Let $*$ be a binary operation on $\mathbb R$ given by $x*y = (x^{1/3}+ y^{1/3})^3$.
Determine if it is commutative and associative.
I know how to prove it is commutative.
\begin{align*}x * y &= (x^{1/3} + y^{1/3})^3\\ &= (y^{1/3} + x^{1/3})^3 = y * x.\end{align*} Therefore, it is commutative.
But how do I prove if it is associative? I know that $(x * y) * z$ should be equal to $x * (y * z)$. But I don't know how to start the proof.
You really just have to write out the two expressions $(x*y)*z$ and $x*(y*z)$. If you do, you get: \begin{align*}(x*y)*z&=((x*y)^{1/3}+z^{1/3})^{3}\\ &=(\left((x^{1/3}+y^{1/3})^3\right)^{1/3} +z^{1/3})^3\\ &=(x^{1/3}+y^{1/3}+z^{1/3})^3.\end{align*} You can write out the other expression, and see that the same cancellation takes place and that they are equal.
There is a more general fact at play here however: The map $f:\mathbb R\rightarrow \mathbb R$ given by $f(x)=x^{1/3}$ is a bijection. If you already know that addition is commutative and associative, you can show the same of this operation if you note that $$f(x*y)=f(x)+f(y)$$ Since then you can write $$f(x*y)=f(x)+f(y)=f(y)+f(x)=f(y*x)$$ and then, since $f$ is a bijection, that means $x*y=y*x$. Similarly, for associativity, you can just write $$f((x*y)*z)=f(x*y)+f(z)=f(x)+f(y)+f(z)=f(x)+f(y*z)=f(x*(y*z))$$ therefore $(x*y)*z=x*(y*z)$.

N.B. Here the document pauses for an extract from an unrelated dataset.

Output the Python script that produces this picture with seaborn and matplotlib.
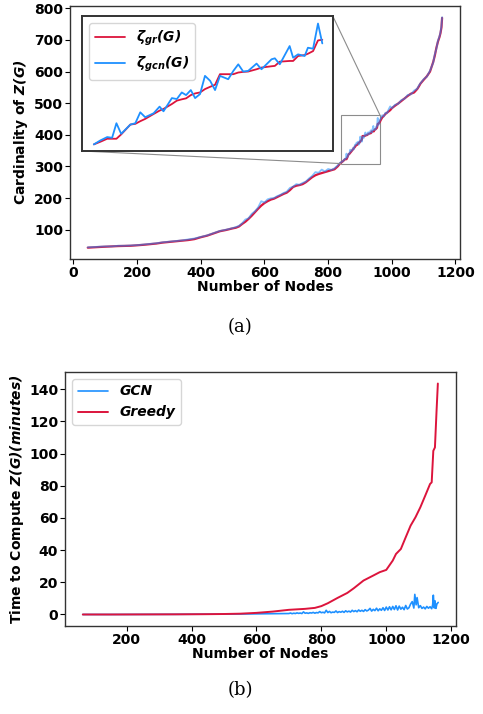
import numpy as np
import pandas as pd
import matplotlib
matplotlib.use("Agg")
import matplotlib.pyplot as plt
import seaborn as sns
from mpl_toolkits.axes_grid1.inset_locator import mark_inset

# ---- (a) cardinality of Z(G) ----
nodes_a = [45, 60, 80, 100, 120, 140, 160, 180, 200, 220, 240, 260, 280, 300, 320, 340, 360, 380,
           400, 420, 440, 460, 480, 500, 510, 520, 530, 540, 550, 560, 570, 580, 590, 600, 610, 620,
           630, 640, 650, 660, 670, 680, 690, 700, 710, 720, 730, 740, 750, 760, 770, 780, 790, 800,
           810, 820, 830, 838,
           846.7, 849.9, 853.2, 855.6, 857.7, 860.0, 864.5, 866.9, 869.3, 871.7, 875.8, 878.7, 880.6,
           884.7, 887.1, 889.5, 891.6, 893.9, 896.0, 898.4, 900.8, 903.3, 905.7, 908.1, 912.1, 914.6,
           917.0, 919.4, 921.8, 925.9, 928.3, 933.2, 934.8, 937.2, 942.0, 943.7, 946.1, 949.3, 950.9,
           953.4, 955.8, 957.9,
           962, 966, 970, 975, 980, 985, 990, 995, 1000, 1010, 1020, 1030, 1040, 1050, 1060, 1070,
           1080, 1085, 1090, 1100, 1110, 1120, 1130, 1135, 1140, 1145, 1150, 1153, 1156, 1158]
greedy_a = [43, 44, 45, 46, 47, 48, 48.5, 49, 50.5, 52, 54, 56, 59, 61, 63, 65, 67, 70,
            76, 81, 88, 95, 99, 104, 106, 110, 118, 125, 134, 144, 155, 166, 176, 184, 190, 195,
            198, 203, 208, 213, 217, 225, 235, 239, 241, 244, 250, 258, 266, 272, 276, 279, 282, 285,
            288, 291, 300, 310,
            316.5, 319.5, 322.9, 322.9, 322.9, 327.8, 339.0, 339.8, 342.8, 345.4, 351.0, 354.8, 356.7,
            362.3, 366.1, 367.6, 368.7, 372.4, 374.3, 375.4, 379.2, 381.8, 384.1, 396.1, 396.1, 396.1,
            398.0, 398.7, 399.1, 401.7, 403.6, 405.1, 405.5, 410.3, 411.1, 411.1, 416.7, 417.8, 419.3,
            422.3, 434.4, 435.1,
            440, 448, 455, 460, 466, 470, 474, 478, 484, 492, 499, 507, 515, 523, 530, 534,
            545, 553, 562, 574, 585, 600, 630, 650, 675, 695, 710, 722, 740, 770]
gcn_a = [44, 45, 46, 47, 47, 49, 49, 50, 51, 53, 55, 57, 60, 62, 64, 66, 69, 72,
         77, 82, 89, 96, 100, 105, 108, 112, 120, 132, 136, 150, 158, 170, 190, 186, 196, 199,
         200, 206, 210, 216, 220, 232, 236, 244, 242, 248, 252, 262, 270, 282, 280, 290, 284, 292,
         289, 294, 303, 312,
         316.5, 321.0, 324.8, 324.0, 340.5, 328.5, 339.0, 340.5, 352.9, 347.3, 351.8, 359.3, 354.0,
         369.0, 367.9, 375.4, 372.4, 378.1, 369.0, 373.6, 394.2, 388.6, 378.1, 394.2, 390.4, 399.8,
         407.3, 399.1, 399.8, 408.1, 401.7, 413.0, 414.1, 407.3, 428.0, 414.8, 418.6, 416.7, 426.1,
         425.0, 453.5, 431.0,
         446, 452, 462, 458, 470, 468, 480, 490, 484, 495, 498, 510, 514, 526, 528, 540,
         546, 556, 563, 576, 584, 603, 628, 655, 672, 698, 712, 725, 745, 772]

# ---- (b) time to compute ----
nodes_greedy = [65, 150, 250, 350, 450, 500, 550, 600, 650, 700, 750, 780, 800, 820, 850, 880, 900,
                930, 960, 980, 1000, 1020, 1030, 1045, 1060, 1075, 1090, 1105, 1120, 1135, 1140,
                1145, 1150, 1155, 1159]
time_greedy = [0.0, 0.0, 0.05, 0.1, 0.2, 0.3, 0.5, 1.0, 1.8, 2.9, 3.5, 4.1, 5.2, 7.0, 10.3, 13.4, 16.3,
               21.1, 24.2, 26.3, 27.7, 33.5, 37.6, 40.7, 48.0, 55.2, 60.4, 66.6, 73.8, 81.1, 82.1,
               101.7, 103.8, 126.6, 143.5]
nodes_gcn = [65, 150, 250, 350, 450, 500, 550, 600, 650,
             700, 705, 710, 715, 720, 725, 730, 735, 740, 745, 750, 755, 760, 765, 770, 775, 780, 785,
             790, 795, 800, 805, 810, 815, 820, 825, 830, 835, 840, 845, 850, 855, 860, 865, 870, 875,
             880, 885, 890, 895, 900, 905, 910, 915, 920, 925, 930, 935, 940, 945, 950, 955, 960, 965,
             970, 975, 980, 985, 990, 995, 1000, 1005, 1010, 1015, 1020, 1025, 1030, 1035, 1040, 1045,
             1050, 1055, 1060, 1065, 1070, 1075, 1080, 1085, 1088, 1092, 1095, 1100, 1105, 1110, 1115,
             1120, 1125, 1130, 1135, 1140, 1143, 1145, 1148, 1150, 1153, 1156, 1160]
time_gcn = [0.0, 0.0, 0.05, 0.1, 0.2, 0.25, 0.3, 0.4, 0.5,
            0.6, 0.9, 0.5, 0.8, 0.6, 1.0, 0.7, 0.9, 0.6, 1.6, 0.8, 1.0, 0.7, 1.1, 0.9, 1.3, 0.8, 1.2,
            1.0, 1.8, 1.1, 1.4, 1.0, 2.6, 1.2, 1.9, 1.1, 1.5, 1.3, 2.2, 1.2, 1.8, 1.4, 2.0, 1.3, 2.3,
            1.6, 2.1, 1.5, 2.6, 1.8, 2.4, 1.7, 2.8, 2.0, 2.6, 1.9, 3.0, 2.2, 2.7, 3.8, 2.1, 3.2, 2.4,
            3.9, 2.3, 3.5, 2.6, 4.2, 2.5, 4.6, 2.8, 4.8, 2.9, 5.0, 3.1, 5.4, 2.8, 5.2, 3.3,
            4.5, 3.0, 5.6, 3.4, 4.2, 6.5, 8.0, 4.0, 12.5, 6.0, 10.5, 4.2, 5.5, 3.8, 4.6,
            3.5, 5.0, 3.9, 4.8, 3.6, 6.0, 12.0, 4.0, 8.5, 3.8, 6.5, 7.5]

RED = "crimson"
BLUE = "dodgerblue"
FS = 10

sns.set_style("ticks")
plt.rcParams["font.family"] = ["DejaVu Sans"]
plt.rcParams["font.weight"] = "bold"
plt.rcParams["axes.labelweight"] = "bold"
plt.rcParams["mathtext.fontset"] = "dejavusans"
plt.rcParams["text.color"] = "black"
plt.rcParams["axes.labelcolor"] = "black"
plt.rcParams["xtick.color"] = "black"
plt.rcParams["ytick.color"] = "black"

df_a = pd.DataFrame({"nodes": nodes_a, "greedy": greedy_a, "gcn": gcn_a})

fig = plt.figure(figsize=(4.83, 7.14), dpi=100)
ax1 = fig.add_axes([0.145, 0.637, 0.807, 0.355])
ax2 = fig.add_axes([0.1346, 0.1232, 0.8094, 0.3558])

# main curve (a)
sns.lineplot(data=df_a, x="nodes", y="greedy", color=RED, lw=1.6, ax=ax1)
sns.lineplot(data=df_a, x="nodes", y="gcn", color=BLUE, lw=1.3, alpha=0.55, ax=ax1)
ax1.set_xlabel("Number of Nodes", fontsize=FS, labelpad=0)
ax1.set_ylabel(r"Cardinality of $\mathbfit{Z(G)}$", fontsize=FS, labelpad=3)
ax1.set_xticks([0, 200, 400, 600, 800, 1000, 1200])
ax1.set_yticks([100, 200, 300, 400, 500, 600, 700, 800])
ax1.tick_params(labelsize=FS, length=3.5, pad=1.5)

# inset
axins = fig.add_axes([0.170, 0.7885, 0.519, 0.189])
sub = df_a[(df_a.nodes > 845) & (df_a.nodes < 959)]
sns.lineplot(data=sub, x="nodes", y="greedy", color=RED, lw=1.3, label=r"$\mathbfit{\zeta_{gr}(G)}$", ax=axins)
sns.lineplot(data=sub, x="nodes", y="gcn", color=BLUE, lw=1.3, label=r"$\mathbfit{\zeta_{gcn}(G)}$", ax=axins)
axins.set_xlim(841, 963)
axins.set_ylim(309, 462)
axins.set_xticks([])
axins.set_yticks([])
axins.set_xlabel("")
axins.set_ylabel("")
for s in axins.spines.values():
    s.set_linewidth(1.4)
    s.set_color("0.2")
axins.legend(loc="upper left", fontsize=FS, handlelength=2.2)
mark_inset(ax1, axins, loc1=1, loc2=3, fc="none", ec="0.55", lw=0.8)

# (b)
df_g = pd.DataFrame({"nodes": nodes_gcn, "time": time_gcn})
df_r = pd.DataFrame({"nodes": nodes_greedy, "time": time_greedy})
sns.lineplot(data=df_g, x="nodes", y="time", color=BLUE, lw=1.2, label="GCN", ax=ax2)
sns.lineplot(data=df_r, x="nodes", y="time", color=RED, lw=1.4, label="Greedy", ax=ax2)
ax2.set_xlabel("Number of Nodes", fontsize=FS, labelpad=0)
ax2.set_ylabel(r"Time to Compute $\mathbfit{Z(G)(minutes)}$", fontsize=FS, labelpad=2)
ax2.set_xticks([200, 400, 600, 800, 1000, 1200])
ax2.set_yticks([0, 20, 40, 60, 80, 100, 120, 140])
ax2.tick_params(labelsize=FS, length=3.5, pad=1.5)
ax2.legend(loc="upper left", prop={"weight": "bold", "style": "italic", "size": FS}, handlelength=2.2)

for ax in (ax1, ax2):
    for s in ax.spines.values():
        s.set_color("0.2")
        s.set_linewidth(1)

fig.text(0.497, 0.542, "(a)", ha="center", va="center", fontsize=13, family="DejaVu Serif", weight="normal")
fig.text(0.497, 0.033, "(b)", ha="center", va="center", fontsize=13, family="DejaVu Serif", weight="normal")

fig.savefig("out.png", dpi=100)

This is a nice way to view this sort of question, since it tells you that $*$ basically has the exact same properties as the usual addition on $\mathbb R$. More formally, these operations are isomorphic because they satisfy this relation, and this means they are essentially the same, except that we "relabelled" the points in $\mathbb R$ somehow.